WHAT IS ASKED
Can you copy out the data exactly? Leave the images out.

SUPPLIED DATA

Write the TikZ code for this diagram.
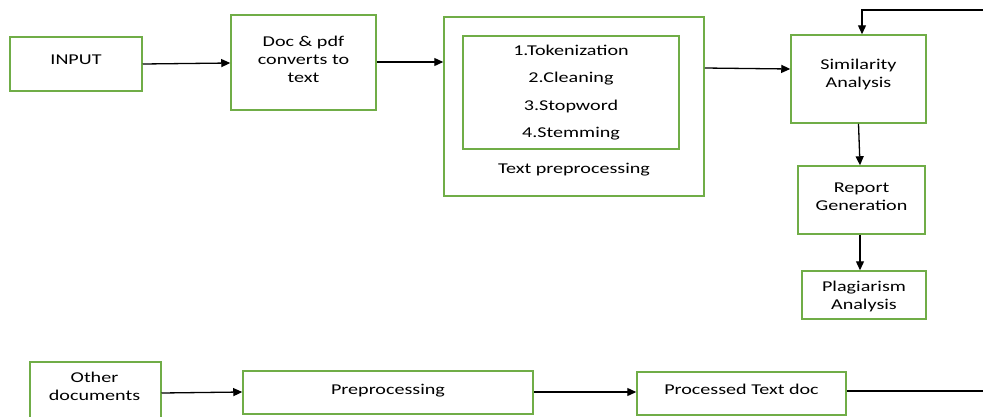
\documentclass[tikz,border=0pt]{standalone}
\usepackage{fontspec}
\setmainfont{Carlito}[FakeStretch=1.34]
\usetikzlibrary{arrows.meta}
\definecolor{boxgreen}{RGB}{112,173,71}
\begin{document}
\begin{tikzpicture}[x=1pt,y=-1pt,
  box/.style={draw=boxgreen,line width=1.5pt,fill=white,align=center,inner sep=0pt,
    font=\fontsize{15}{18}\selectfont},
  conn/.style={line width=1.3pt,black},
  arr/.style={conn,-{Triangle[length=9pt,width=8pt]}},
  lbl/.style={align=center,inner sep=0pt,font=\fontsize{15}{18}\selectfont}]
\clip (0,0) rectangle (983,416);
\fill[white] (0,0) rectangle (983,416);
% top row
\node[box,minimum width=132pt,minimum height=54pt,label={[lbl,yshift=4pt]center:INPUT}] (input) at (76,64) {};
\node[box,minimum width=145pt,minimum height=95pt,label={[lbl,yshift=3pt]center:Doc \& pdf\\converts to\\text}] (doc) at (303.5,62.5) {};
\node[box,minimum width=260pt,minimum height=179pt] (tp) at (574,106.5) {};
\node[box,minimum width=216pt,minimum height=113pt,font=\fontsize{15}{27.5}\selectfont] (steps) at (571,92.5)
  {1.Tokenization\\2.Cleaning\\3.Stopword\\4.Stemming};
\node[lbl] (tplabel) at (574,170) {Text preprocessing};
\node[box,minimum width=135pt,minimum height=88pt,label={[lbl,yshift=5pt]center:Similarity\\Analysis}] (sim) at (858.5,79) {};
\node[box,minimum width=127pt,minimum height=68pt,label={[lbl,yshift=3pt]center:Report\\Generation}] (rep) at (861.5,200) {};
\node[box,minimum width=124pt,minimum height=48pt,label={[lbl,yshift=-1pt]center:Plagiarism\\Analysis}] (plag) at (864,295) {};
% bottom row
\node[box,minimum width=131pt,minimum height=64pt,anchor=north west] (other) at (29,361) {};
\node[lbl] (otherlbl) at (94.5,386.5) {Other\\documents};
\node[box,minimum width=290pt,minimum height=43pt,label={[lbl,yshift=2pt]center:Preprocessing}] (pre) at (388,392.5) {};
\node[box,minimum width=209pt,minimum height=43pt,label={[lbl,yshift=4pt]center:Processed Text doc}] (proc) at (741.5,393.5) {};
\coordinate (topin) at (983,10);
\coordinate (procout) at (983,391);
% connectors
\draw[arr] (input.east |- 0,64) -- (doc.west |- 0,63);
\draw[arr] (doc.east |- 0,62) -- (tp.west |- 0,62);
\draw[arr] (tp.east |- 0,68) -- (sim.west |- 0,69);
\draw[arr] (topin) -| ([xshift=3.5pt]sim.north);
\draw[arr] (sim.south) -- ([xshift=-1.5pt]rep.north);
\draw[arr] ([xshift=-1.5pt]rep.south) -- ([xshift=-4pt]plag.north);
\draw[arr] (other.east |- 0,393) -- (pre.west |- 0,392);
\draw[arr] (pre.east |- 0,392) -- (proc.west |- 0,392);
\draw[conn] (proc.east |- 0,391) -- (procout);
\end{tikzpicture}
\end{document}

SOLUTION FOR THIS TASK
Write the TikZ code for this diagram.
\documentclass[tikz,border=0pt]{standalone}
\usepackage{fontspec}
\setmainfont{Carlito}[FakeStretch=1.34]
\usetikzlibrary{arrows.meta}
\definecolor{boxgreen}{RGB}{112,173,71}
\begin{document}
\begin{tikzpicture}[x=1pt,y=-1pt,
  box/.style={draw=boxgreen,line width=1.5pt,fill=white,align=center,inner sep=0pt,
    font=\fontsize{15}{18}\selectfont},
  conn/.style={line width=1.3pt,black},
  arr/.style={conn,-{Triangle[length=9pt,width=8pt]}},
  lbl/.style={align=center,inner sep=0pt,font=\fontsize{15}{18}\selectfont}]
\clip (0,0) rectangle (983,416);
\fill[white] (0,0) rectangle (983,416);
% top row
\node[box,minimum width=132pt,minimum height=54pt,label={[lbl,yshift=4pt]center:INPUT}] (input) at (76,64) {};
\node[box,minimum width=145pt,minimum height=95pt,label={[lbl,yshift=3pt]center:Doc \& pdf\\converts to\\text}] (doc) at (303.5,62.5) {};
\node[box,minimum width=260pt,minimum height=179pt] (tp) at (574,106.5) {};
\node[box,minimum width=216pt,minimum height=113pt,font=\fontsize{15}{27.5}\selectfont] (steps) at (571,92.5)
  {1.Tokenization\\2.Cleaning\\3.Stopword\\4.Stemming};
\node[lbl] (tplabel) at (574,170) {Text preprocessing};
\node[box,minimum width=135pt,minimum height=88pt,label={[lbl,yshift=5pt]center:Similarity\\Analysis}] (sim) at (858.5,79) {};
\node[box,minimum width=127pt,minimum height=68pt,label={[lbl,yshift=3pt]center:Report\\Generation}] (rep) at (861.5,200) {};
\node[box,minimum width=124pt,minimum height=48pt,label={[lbl,yshift=-1pt]center:Plagiarism\\Analysis}] (plag) at (864,295) {};
% bottom row
\node[box,minimum width=131pt,minimum height=64pt,anchor=north west] (other) at (29,361) {};
\node[lbl] (otherlbl) at (94.5,386.5) {Other\\documents};
\node[box,minimum width=290pt,minimum height=43pt,label={[lbl,yshift=2pt]center:Preprocessing}] (pre) at (388,392.5) {};
\node[box,minimum width=209pt,minimum height=43pt,label={[lbl,yshift=4pt]center:Processed Text doc}] (proc) at (741.5,393.5) {};
\coordinate (topin) at (983,10);
\coordinate (procout) at (983,391);
% connectors
\draw[arr] (input.east |- 0,64) -- (doc.west |- 0,63);
\draw[arr] (doc.east |- 0,62) -- (tp.west |- 0,62);
\draw[arr] (tp.east |- 0,68) -- (sim.west |- 0,69);
\draw[arr] (topin) -| ([xshift=3.5pt]sim.north);
\draw[arr] (sim.south) -- ([xshift=-1.5pt]rep.north);
\draw[arr] ([xshift=-1.5pt]rep.south) -- ([xshift=-4pt]plag.north);
\draw[arr] (other.east |- 0,393) -- (pre.west |- 0,392);
\draw[arr] (pre.east |- 0,392) -- (proc.west |- 0,392);
\draw[conn] (proc.east |- 0,391) -- (procout);
\end{tikzpicture}
\end{document}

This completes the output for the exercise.